▸ **Task objective**:
Set down, exactly as written, the lines from the top of the data to the line that holds "much do you", and omit the pictures.

▸ **Dataset extract**:
****

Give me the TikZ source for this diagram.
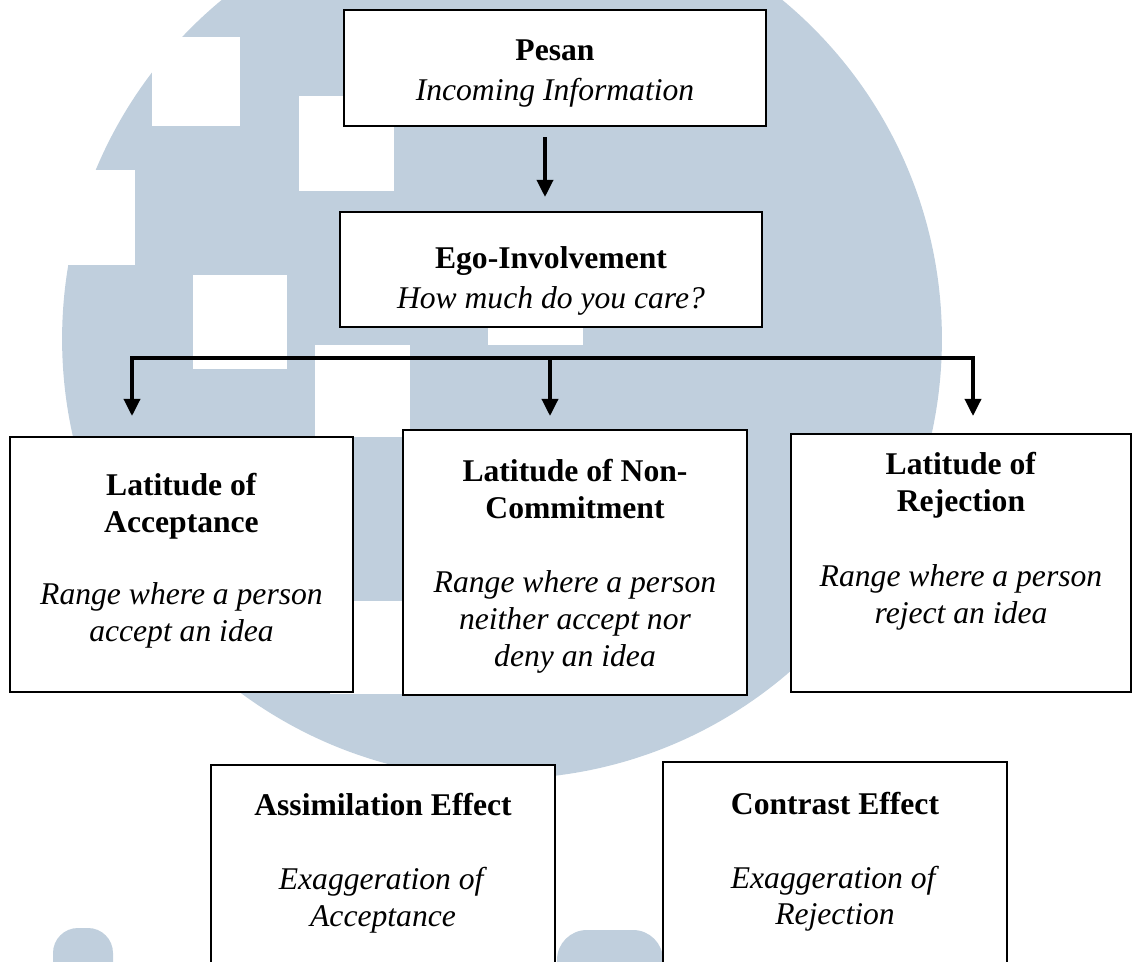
\documentclass[tikz,border=0pt]{standalone}
\usepackage{fontspec}
\setmainfont{Liberation Serif}
\usetikzlibrary{arrows.meta}

\definecolor{logoblue}{RGB}{192,207,221}
\newcommand{\lowpad}[1]{\rule[-#1]{0pt}{0pt}}
\newcommand{\highpad}[1]{\rule{0pt}{#1}}

\begin{document}
\begin{tikzpicture}[
                x=0.02cm, y=-0.02cm,
                every node/.style={align=center, font=\fontsize{18}{21}\selectfont},
                main node/.style={draw, fill=white, line width=1.2pt, inner sep=0pt},
                edge/.style={line width=2pt},
                arrow edge/.style={edge, -{Triangle[width=0.32cm, length=0.34cm]}}
            ]
            \useasboundingbox (0,0) rectangle (1133,962);
            \clip (0,0) rectangle (1133,962);

            % Logo in the background
            \fill[logoblue] (502,339) circle (8.8cm);
            \fill[white] (152,37) rectangle (240,126);
            \fill[white] (299,96) rectangle (394,191);
            \fill[white] (193,275) rectangle (287,369);
            \fill[white] (315,345) rectangle (410,437);
            \fill[white] (330,601) rectangle (403,694);
            \fill[white] (488,250) rectangle (583,345);
            \fill[white] (0,170) rectangle (135,265);
            \fill[logoblue, rounded corners=0.5cm] (53,1000) -- (53,928) -- (113,928) -- (113,1000) -- cycle;
            \fill[logoblue, rounded corners=0.6cm] (557,1000) -- (557,930) -- (663,930) -- (663,1000) -- cycle;

            % Nodes
            \node[main node, minimum width=8.44cm, minimum height=2.32cm] (pesan) at (555,68)
                {\highpad{0.63cm}\textbf{Pesan}\\[2pt] \textit{Incoming Information}};
            \node[main node, minimum width=8.44cm, minimum height=2.3cm] (ego) at (551,269.5)
                {\highpad{0.9cm}\textbf{Ego-Involvement}\\[2pt] \textit{How much do you care?}};

            \node[main node, minimum width=6.86cm, minimum height=5.1cm] (accept) at (181.5,564.5)
                {\textbf{Latitude of}\\ \textbf{Acceptance}\\[20pt]
                 \textit{Range where a person}\\ \textit{accept an idea}\lowpad{0.3cm}};
            \node[main node, minimum width=6.88cm, minimum height=5.3cm] (noncommit) at (575,562.5)
                {\highpad{0.6cm}\textbf{Latitude of Non-}\\ \textbf{Commitment}\\[21pt]
                 \textit{Range where a person}\\ \textit{neither accept nor}\\ \textit{deny an idea}};
            \node[main node, minimum width=6.8cm, minimum height=5.16cm] (reject) at (961,563)
                {\textbf{Latitude of}\\ \textbf{Rejection}\\[22pt]
                 \textit{Range where a person}\\ \textit{reject an idea}\lowpad{1cm}};

            \node[main node, minimum width=6.88cm, minimum height=4.8cm] (assim) at (383,885)
                {\textbf{Assimilation Effect}\\[21pt]
                 \textit{Exaggeration of}\\ \textit{Acceptance}\lowpad{1cm}};
            \node[main node, minimum width=6.88cm, minimum height=4.86cm] (contrast) at (835,883.5)
                {\textbf{Contrast Effect}\\[21pt]
                 \textit{Exaggeration of}\\ \textit{Rejection}\lowpad{1cm}};

            % Edges
            \coordinate (stem) at (545,0);
            \draw[arrow edge, shorten <=0.2cm, shorten >=0.28cm] (pesan.south -| stem) -- (ego.north -| stem);

            \coordinate (barL) at (132,358);
            \coordinate (barM) at (550,358);
            \coordinate (barR) at (973,358);
            \draw[edge, line cap=rect] (barL) -- (barR);
            \draw[arrow edge, shorten >=0.4cm] (barL) -- (barL |- accept.north);
            \draw[arrow edge, shorten >=0.26cm] (barM) -- (barM |- noncommit.north);
            \draw[arrow edge, shorten >=0.34cm] (barR) -- (barR |- reject.north);

            \end{tikzpicture}
\end{document}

****

▸ **Output**:
Give me the TikZ source for this diagram.
\documentclass[tikz,border=0pt]{standalone}
\usepackage{fontspec}
\setmainfont{Liberation Serif}
\usetikzlibrary{arrows.meta}

\definecolor{logoblue}{RGB}{192,207,221}
\newcommand{\lowpad}[1]{\rule[-#1]{0pt}{0pt}}
\newcommand{\highpad}[1]{\rule{0pt}{#1}}

\begin{document}
\begin{tikzpicture}[
                x=0.02cm, y=-0.02cm,
                every node/.style={align=center, font=\fontsize{18}{21}\selectfont},
                main node/.style={draw, fill=white, line width=1.2pt, inner sep=0pt},
                edge/.style={line width=2pt},
                arrow edge/.style={edge, -{Triangle[width=0.32cm, length=0.34cm]}}
            ]
            \useasboundingbox (0,0) rectangle (1133,962);
            \clip (0,0) rectangle (1133,962);

            % Logo in the background
            \fill[logoblue] (502,339) circle (8.8cm);
            \fill[white] (152,37) rectangle (240,126);
            \fill[white] (299,96) rectangle (394,191);
            \fill[white] (193,275) rectangle (287,369);
            \fill[white] (315,345) rectangle (410,437);
            \fill[white] (330,601) rectangle (403,694);
            \fill[white] (488,250) rectangle (583,345);
            \fill[white] (0,170) rectangle (135,265);
            \fill[logoblue, rounded corners=0.5cm] (53,1000) -- (53,928) -- (113,928) -- (113,1000) -- cycle;
            \fill[logoblue, rounded corners=0.6cm] (557,1000) -- (557,930) -- (663,930) -- (663,1000) -- cycle;

            % Nodes
            \node[main node, minimum width=8.44cm, minimum height=2.32cm] (pesan) at (555,68)
                {\highpad{0.63cm}\textbf{Pesan}\\[2pt] \textit{Incoming Information}};
            \node[main node, minimum width=8.44cm, minimum height=2.3cm] (ego) at (551,269.5)
                {\highpad{0.9cm}\textbf{Ego-Involvement}\\[2pt] \textit{How much do you care?}};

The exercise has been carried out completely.